** start **
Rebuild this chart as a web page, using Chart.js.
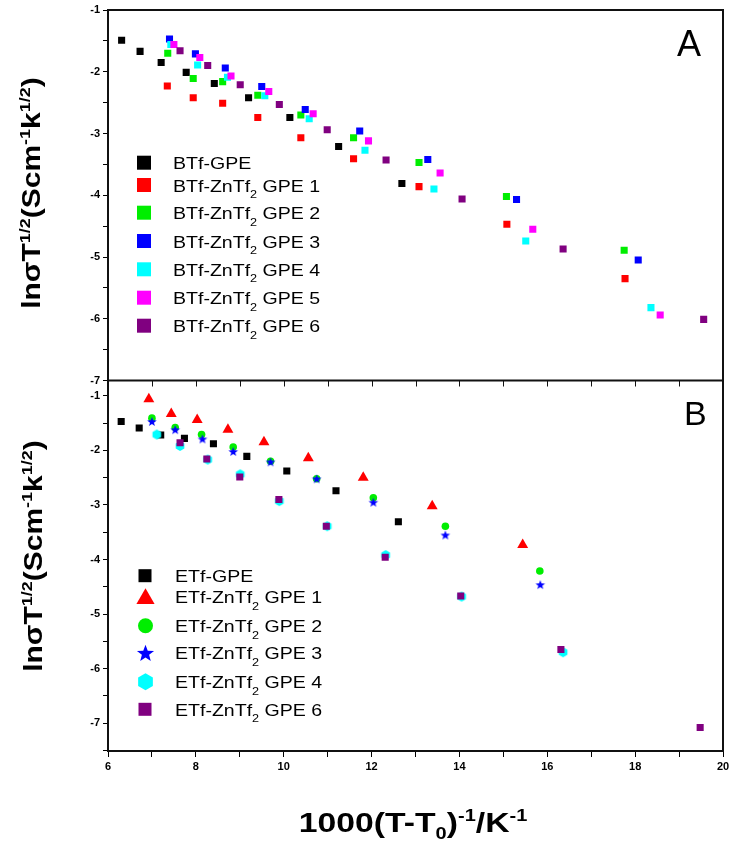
<!DOCTYPE html>
<html><head><meta charset="utf-8">
<script src="https://cdn.jsdelivr.net/npm/chart.js@4.4.0/dist/chart.umd.min.js"></script>
<style>html,body{margin:0;padding:0;background:#fff;}canvas{display:block;}</style>
</head><body>
<canvas id="c" width="738" height="846"></canvas>
<script>
// ---------- data ----------
const xTickValues = [6,7,8,9,10,11,12,13,14,15,16,17,18,19,20];

// Panel A
const namesA = ['BTf-GPE','BTf-ZnTf2 GPE 1','BTf-ZnTf2 GPE 2','BTf-ZnTf2 GPE 3','BTf-ZnTf2 GPE 4','BTf-ZnTf2 GPE 5','BTf-ZnTf2 GPE 6'];
const btfGpeX = [6.31,6.73,7.21,7.78,8.42,9.20,10.14,11.25,12.69];
const btfGpeY = [-1.49,-1.67,-1.85,-2.01,-2.19,-2.42,-2.74,-3.21,-3.81];
const btf1X = [7.35,7.94,8.61,9.41,10.39,11.59,13.08,15.08,17.77];
const btf1Y = [-2.23,-2.42,-2.51,-2.74,-3.07,-3.41,-3.86,-4.47,-5.35];
const btf2X = [7.36,7.94,8.61,9.41,10.39,11.59,13.08,15.07,17.75];
const btf2Y = [-1.70,-2.11,-2.16,-2.38,-2.70,-3.07,-3.47,-4.02,-4.89];
const btf3X = [7.40,7.99,8.67,9.50,10.49,11.73,13.28,15.30,18.07];
const btf3Y = [-1.47,-1.71,-1.94,-2.24,-2.61,-2.96,-3.42,-4.07,-5.05];
const btf4X = [7.43,8.04,8.72,9.57,10.58,11.85,13.42,15.51,18.36];
const btf4Y = [-1.56,-1.89,-2.09,-2.39,-2.76,-3.27,-3.90,-4.74,-5.82];
const btf5X = [7.50,8.09,8.80,9.66,10.67,11.93,13.56,15.67,18.57];
const btf5Y = [-1.56,-1.77,-2.07,-2.32,-2.68,-3.12,-3.64,-4.55,-5.94];
const btf6X = [7.64,8.27,9.01,9.90,10.99,12.33,14.06,16.36,19.56];
const btf6Y = [-1.66,-1.90,-2.21,-2.53,-2.94,-3.43,-4.06,-4.87,-6.01];

// Panel B
const namesB = ['ETf-GPE','ETf-ZnTf2 GPE 1','ETf-ZnTf2 GPE 2','ETf-ZnTf2 GPE 3','ETf-ZnTf2 GPE 4','ETf-ZnTf2 GPE 6'];
const etfGpeX = [6.30,6.71,7.20,7.74,8.40,9.16,10.07,11.19,12.61];
const etfGpeY = [-1.47,-1.59,-1.72,-1.78,-1.88,-2.11,-2.38,-2.74,-3.31];
const etf1X = [6.93,7.44,8.03,8.73,9.55,10.56,11.81,13.38,15.44];
const etf1Y = [-1.06,-1.33,-1.44,-1.62,-1.85,-2.14,-2.50,-3.02,-3.73];
const etf2X = [7.00,7.53,8.13,8.85,9.70,10.75,12.04,13.68,15.83];
const etf2Y = [-1.41,-1.58,-1.71,-1.94,-2.20,-2.52,-2.87,-3.39,-4.21];
const etf3X = [7.00,7.53,8.15,8.85,9.70,10.75,12.04,13.68,15.84];
const etf3Y = [-1.48,-1.63,-1.80,-2.03,-2.22,-2.53,-2.96,-3.56,-4.47];
const etf4X = [7.11,7.64,8.27,9.01,9.90,10.99,12.32,14.05,16.36];
const etf4Y = [-1.71,-1.92,-2.17,-2.44,-2.93,-3.39,-3.92,-4.68,-5.70];
const etf6X = [7.64,8.25,9.00,9.89,10.97,12.31,14.03,16.31,19.48];
const etf6Y = [-1.86,-2.16,-2.49,-2.90,-3.39,-3.96,-4.67,-5.65,-7.08];

// ---------- styling ----------
const colorsA = ['#000000','#ff0000','#00ee00','#0000ff','#00ffff','#ff00ff','#800080'];
const colorsB = ['#000000','#ff0000','#00ee00','#0000ff','#00ffff','#800080'];
const FONT = "'Liberation Sans', Arial, sans-serif";

function makeStar(r, color){
  const s = Math.ceil(r*2+2), c = document.createElement('canvas'); c.width = c.height = s;
  const g = c.getContext('2d'); g.fillStyle = color; g.beginPath();
  for (let i=0;i<10;i++){ const rr = i%2 ? r*0.42 : r; const a = -Math.PI/2 + i*Math.PI/5;
    g.lineTo(s/2 + rr*Math.cos(a), s/2 + rr*Math.sin(a)); }
  g.closePath(); g.fill(); return c;
}
function makeHex(r, color){
  const s = Math.ceil(r*2+2), c = document.createElement('canvas'); c.width = c.height = s;
  const g = c.getContext('2d'); g.fillStyle = color; g.beginPath();
  for (let i=0;i<6;i++){ const a = -Math.PI/2 + i*Math.PI/3; g.lineTo(s/2 + r*Math.cos(a), s/2 + r*Math.sin(a)); }
  g.closePath(); g.fill(); return c;
}
const starImg = makeStar(5, '#0000ff');
const hexImg = makeHex(5, '#00ffff');

function pts(xs, ys){ return xs.map((x,i)=>({x, y: ys[i]})); }
const seriesA = [[btfGpeX,btfGpeY],[btf1X,btf1Y],[btf2X,btf2Y],[btf3X,btf3Y],[btf4X,btf4Y],[btf5X,btf5Y],[btf6X,btf6Y]];
const seriesB = [[etfGpeX,etfGpeY],[etf1X,etf1Y],[etf2X,etf2Y],[etf3X,etf3Y],[etf4X,etf4Y],[etf6X,etf6Y]];
const stylesB = [
  {pointStyle:'rect', radius:5},
  {pointStyle:'triangle', radius:6.3},
  {pointStyle:'circle', radius:3.8},
  {pointStyle:starImg, radius:5},
  {pointStyle:hexImg, radius:5},
  {pointStyle:'rect', radius:5}
];

const datasets = [];
seriesA.forEach((s,i)=>datasets.push({
  label: namesA[i], data: pts(s[0], s[1]), yAxisID:'yA', order: -i,
  pointStyle:'rect', pointRadius:5, pointHoverRadius:5, pointBorderWidth:0,
  backgroundColor: colorsA[i], borderColor: colorsA[i], showLine:false
}));
seriesB.forEach((s,i)=>datasets.push({
  label: namesB[i], data: pts(s[0], s[1]), yAxisID:'yB', order: -i,
  pointStyle: stylesB[i].pointStyle, pointRadius: stylesB[i].radius, pointHoverRadius: stylesB[i].radius,
  pointBorderWidth:0, backgroundColor: colorsB[i], borderColor: colorsB[i], showLine:false
}));

// ---------- helpers for rich text ----------
function richWidth(ctx, parts){
  let w = 0; parts.forEach(p=>{ ctx.font = p.f; w += ctx.measureText(p.t).width; }); return w;
}
function drawRich(ctx, x, y, parts){
  let cx = x; parts.forEach(p=>{ ctx.font = p.f; ctx.fillText(p.t, cx, y + (p.dy||0)); cx += ctx.measureText(p.t).width; });
}
// draws rich text with a horizontal stretch factor, anchored at (x,y) left-baseline
function drawRichStretched(ctx, x, y, parts, sx){
  ctx.save(); ctx.translate(x, y); ctx.scale(sx, 1); drawRich(ctx, 0, 0, parts); ctx.restore();
}
function legendParts(name, size){
  const i = name.indexOf('ZnTf2');
  const f = size + 'px ' + FONT, fs = Math.round(size*0.62) + 'px ' + FONT;
  if (i < 0) return [{t:name, f}];
  return [{t:name.slice(0, i+4), f}, {t:'2', f:fs, dy: size*0.38}, {t:name.slice(i+5), f}];
}
function drawMarker(ctx, kind, x, y, color){
  ctx.fillStyle = color; ctx.beginPath();
  if (kind === 'rect') { ctx.rect(x-7, y-7, 14, 14); }
  else if (kind === 'triangle') { const r = 10.5; for (let k=0;k<3;k++){ const a = -Math.PI/2 + k*2*Math.PI/3; ctx.lineTo(x + r*Math.cos(a), y + 2 + r*Math.sin(a)); } ctx.closePath(); }
  else if (kind === 'circle') { ctx.arc(x, y, 7.5, 0, Math.PI*2); }
  else if (kind === 'star') { const r = 9; for (let k=0;k<10;k++){ const rr = k%2 ? r*0.42 : r; const a = -Math.PI/2 + k*Math.PI/5; ctx.lineTo(x + rr*Math.cos(a), y + 1 + rr*Math.sin(a)); } ctx.closePath(); }
  else if (kind === 'hex') { const r = 8.5; for (let k=0;k<6;k++){ const a = -Math.PI/2 + k*Math.PI/3; ctx.lineTo(x + r*Math.cos(a), y + r*Math.sin(a)); } ctx.closePath(); }
  ctx.fill();
}

const decorPlugin = {
  id:'decor',
  afterDraw(chart){
    const ctx = chart.ctx, ca = chart.chartArea, xs = chart.scales.x, yA = chart.scales.yA, yB = chart.scales.yB;
    ctx.save();
    // frame top & right
    ctx.strokeStyle = '#111'; ctx.lineWidth = 2;
    ctx.beginPath(); ctx.moveTo(ca.left, ca.top); ctx.lineTo(ca.right, ca.top); ctx.lineTo(ca.right, ca.bottom); ctx.stroke();
    // divider between the panels
    const divY = (yA.top < yB.top) ? yA.bottom : yB.bottom;
    ctx.beginPath(); ctx.moveTo(ca.left, divY); ctx.lineTo(ca.right, divY); ctx.stroke();
    ctx.lineWidth = 1;
    xTickValues.forEach(v=>{ const px = Math.round(xs.getPixelForValue(v)) + 0.5; ctx.beginPath(); ctx.moveTo(px, divY); ctx.lineTo(px, divY + 6); ctx.stroke(); });
    // legends
    ctx.textBaseline = 'alphabetic';
    const legYA = [162.7,185,212.7,241,269.3,297.7,325.7];
    namesA.forEach((n,i)=>{ drawMarker(ctx, 'rect', 144, legYA[i], colorsA[i]); ctx.fillStyle = '#000'; drawRichStretched(ctx, 173, legYA[i] + 6.5, legendParts(n, 17), 1.15); });
    const legYB = [575.7,596.7,625.7,652.7,681.7,709.3];
    const kindsB = ['rect','triangle','circle','star','hex','rect'];
    namesB.forEach((n,i)=>{
      if (kindsB[i]==='rect') { ctx.fillStyle = colorsB[i]; ctx.fillRect(138.5, legYB[i]-6.5, 13, 13); }
      else drawMarker(ctx, kindsB[i], 145.5, legYB[i], colorsB[i]);
      ctx.fillStyle = '#000'; drawRichStretched(ctx, 175, legYB[i] + 6.5, legendParts(n, 17), 1.15);
    });
    // panel letters
    ctx.font = '36px ' + FONT; ctx.fillText('A', 677, 56);
    ctx.font = '34px ' + FONT; ctx.fillText('B', 684, 425);
    // y titles
    const yParts = [
      {t:'ln\u03c3T', f:'bold 25px ' + FONT},
      {t:'1/2', f:'bold 15px ' + FONT, dy:-10},
      {t:'(Scm', f:'bold 25px ' + FONT},
      {t:'-1', f:'bold 15px ' + FONT, dy:-10},
      {t:'k', f:'bold 25px ' + FONT},
      {t:'1/2', f:'bold 15px ' + FONT, dy:-10},
      {t:')', f:'bold 25px ' + FONT}
    ];
    const ysx = 1.2;
    [[40, 193],[42, 556]].forEach(([cx, cy])=>{
      ctx.save(); ctx.translate(cx, cy); ctx.rotate(-Math.PI/2);
      const w = richWidth(ctx, yParts) * ysx; drawRichStretched(ctx, -w/2, 0, yParts, ysx); ctx.restore();
    });
    // x title
    const xParts = [
      {t:'1000(T-T', f:'bold 27px ' + FONT},
      {t:'0', f:'bold 16px ' + FONT, dy:7},
      {t:')', f:'bold 27px ' + FONT},
      {t:'-1', f:'bold 16px ' + FONT, dy:-11},
      {t:'/K', f:'bold 27px ' + FONT},
      {t:'-1', f:'bold 16px ' + FONT, dy:-11}
    ];
    const xsx = 1.25;
    const xw = richWidth(ctx, xParts) * xsx; drawRichStretched(ctx, 413 - xw/2, 832, xParts, xsx);
    ctx.restore();
  }
};

function keepHalf(axis){ axis.ticks = axis.ticks.filter(t => Math.abs(t.value*2 - Math.round(t.value*2)) < 1e-6); }
function yScale(min, max){
  return {
    type:'linear', position:'left', stack:'panels', stackWeight:1, min, max, offset:false,
    afterBuildTicks: keepHalf,
    ticks:{ stepSize:0.5, autoSkip:false, includeBounds:false, padding:3, color:'#000',
      font:{family:FONT, weight:'bold', size:11},
      callback:(v)=> Number.isInteger(v) ? String(v) : '' },
    grid:{ display:true, drawOnChartArea:false, drawTicks:true, tickLength:5, color:'#000', lineWidth:1 },
    border:{ display:true, color:'#111', width:2 },
    afterFit:(a)=>{ a.width = 108; }
  };
}

new Chart(document.getElementById('c'), {
  type:'scatter',
  data:{ datasets },
  options:{
    responsive:false, animation:false, devicePixelRatio:1,
    layout:{ padding:{ left:0, right:15, top:10, bottom:0 } },
    plugins:{ legend:{display:false}, tooltip:{enabled:false} },
    scales:{
      x:{ type:'linear', min:6, max:20, offset:false,
        afterBuildTicks:(a)=>{ a.ticks = xTickValues.map(v=>({value:v})); },
        ticks:{ autoSkip:false, maxRotation:0, padding:3, color:'#000',
          font:{family:FONT, weight:'bold', size:11},
          callback:(v)=> (v % 2 === 0) ? String(v) : '' },
        grid:{ display:true, drawOnChartArea:false, drawTicks:true, tickLength:6, color:'#000', lineWidth:1 },
        border:{ display:true, color:'#111', width:2 },
        afterFit:(a)=>{ a.height = 95; }
      },
      // defined bottom panel first: Chart.js places the later stacked left axis on top
      yB: yScale(-7.51, -0.72),
      yA: yScale(-7, -1)
    }
  },
  plugins:[decorPlugin]
});
</script>
</body></html>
** end **
◆ **Brief**
Pictures are excluded; extract exactly the lines from the start of the data through the line that holds "btf6Y = [-1.66,-1.90,-2.21,-2.53,-2.94,-3.43,-4.06,-4.87,-6.01];", both ends included.

◆ **Problem solution**
Rebuild this chart as a web page, using Chart.js.
<!DOCTYPE html>
<html><head><meta charset="utf-8">
<script src="https://cdn.jsdelivr.net/npm/chart.js@4.4.0/dist/chart.umd.min.js"></script>
<style>html,body{margin:0;padding:0;background:#fff;}canvas{display:block;}</style>
</head><body>
<canvas id="c" width="738" height="846"></canvas>
<script>
// ---------- data ----------
const xTickValues = [6,7,8,9,10,11,12,13,14,15,16,17,18,19,20];

// Panel A
const namesA = ['BTf-GPE','BTf-ZnTf2 GPE 1','BTf-ZnTf2 GPE 2','BTf-ZnTf2 GPE 3','BTf-ZnTf2 GPE 4','BTf-ZnTf2 GPE 5','BTf-ZnTf2 GPE 6'];
const btfGpeX = [6.31,6.73,7.21,7.78,8.42,9.20,10.14,11.25,12.69];
const btfGpeY = [-1.49,-1.67,-1.85,-2.01,-2.19,-2.42,-2.74,-3.21,-3.81];
const btf1X = [7.35,7.94,8.61,9.41,10.39,11.59,13.08,15.08,17.77];
const btf1Y = [-2.23,-2.42,-2.51,-2.74,-3.07,-3.41,-3.86,-4.47,-5.35];
const btf2X = [7.36,7.94,8.61,9.41,10.39,11.59,13.08,15.07,17.75];
const btf2Y = [-1.70,-2.11,-2.16,-2.38,-2.70,-3.07,-3.47,-4.02,-4.89];
const btf3X = [7.40,7.99,8.67,9.50,10.49,11.73,13.28,15.30,18.07];
const btf3Y = [-1.47,-1.71,-1.94,-2.24,-2.61,-2.96,-3.42,-4.07,-5.05];
const btf4X = [7.43,8.04,8.72,9.57,10.58,11.85,13.42,15.51,18.36];
const btf4Y = [-1.56,-1.89,-2.09,-2.39,-2.76,-3.27,-3.90,-4.74,-5.82];
const btf5X = [7.50,8.09,8.80,9.66,10.67,11.93,13.56,15.67,18.57];
const btf5Y = [-1.56,-1.77,-2.07,-2.32,-2.68,-3.12,-3.64,-4.55,-5.94];
const btf6X = [7.64,8.27,9.01,9.90,10.99,12.33,14.06,16.36,19.56];
const btf6Y = [-1.66,-1.90,-2.21,-2.53,-2.94,-3.43,-4.06,-4.87,-6.01];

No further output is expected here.